One of the things John had learned was that Sherlock was a man of extremes: he would go for days without eating or sleeping, if he had something more important to do (or, conversely, when he was wallowing about on the couch moaning about the lack of anything to do) but then, when the case was solved or the experiment concluded, he would calmly sit down and put away enough food for a small rugby team before falling into a near-comotose state for up to twenty hours at a time.
That was how it was after the armored car case--that was what John planned to call it on his blog, at least--after three days of more of less constant roaming about London, crawling around in skips and consulting with the homeless, culminating in a frantic chase along the M25, which had been partly on foot and entirely insane. Sherlock insisted on going out for dinner afterwards--Angelo had just been closing up for the night, but made a special exception for the two of them--and despite putting away two improbably large plates of spaghetti carbonara, he'd also gone hunting for fish and chips on the way home, eventually settling for three different flavors of crisps from a shop near the Edgeware Road Tube. John claimed a shower before he collapsed into his bed, and as he slipped out of the foggy bathroom he wouldn't have been at all surprised to find Sherlock snacking on fish fingers and custard in the kitchen, still talking about a mile a minute.
Instead he found Sherlock had finally succumbed to human frailty, and dozed off on the couch--his head was mashed into a cushion and one of his legs was hooked improbably over the back. He'd kicked off his shoes, and the screen of John's laptop cast soft light on the odd angles of his face from where it sat open on the table--already in screen saver, so Sherlock must've been out nearly as soon as his back his the upholstery. His breathing was deep and regular, occasionally a little raspy but never crossing the line into full-blown snoring.

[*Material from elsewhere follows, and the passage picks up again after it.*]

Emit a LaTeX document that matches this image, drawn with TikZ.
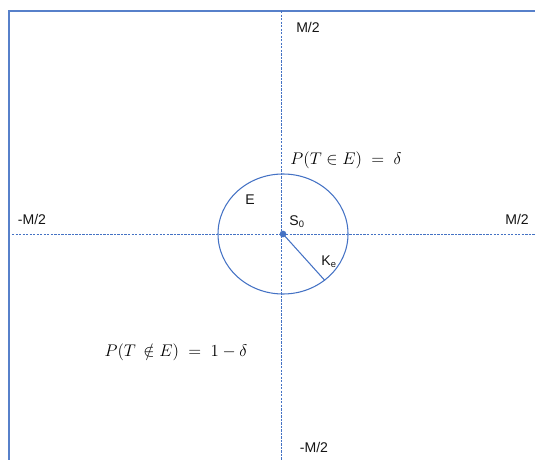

John was asleep on his feet, but he found his eyes tracking every crease and fold in Sherlock's shirt, the faint suggestion of a vein on the inside of his forearm, the blue-black sheen of his hair and the place on his heel where his socks were wearing thin. Tracing every line and shadow. Not analyzing, though. Interpreting.
"All right," he said, experimentally, loud in the room. "You win."
Sherlock didn't so much as flicker an eyelash.
John went upstairs and went for the box in the bottom of his wardrobe.
When John woke up, it had gone two o'clock, and the sun had long fled his windows; he'd got smears of soft grey lead on his pajamas and the pillowcase, and Sherlock was sitting cross-legged at the foot of his bed, having changed into his own sleepwear. The blue dressing gown was puddled around him, and he was staring at John's drawing.
He'd dug out one of the biggest sketch pads he owned--the size had felt right. Sherlock held the drawing very carefully by the edges, and his eyes were poring over every detail, every line and smudge and shadow, with the same attention he usually reserved for crime scenes. John sat up, kicking a slippery fold of blue silk off his foot and rolling his shoulder, willing himself not to slouch or tense up. Go to your God like a soldier, he thought dryly. "Well?"
Sherlock looked up, and beamed at him. "I knew it," he said triumphantly, then tossed the drawing lightly aside. John opened his mouth to voice a protest, but was rather interrupted when Sherlock stretched across the bed and kissed him.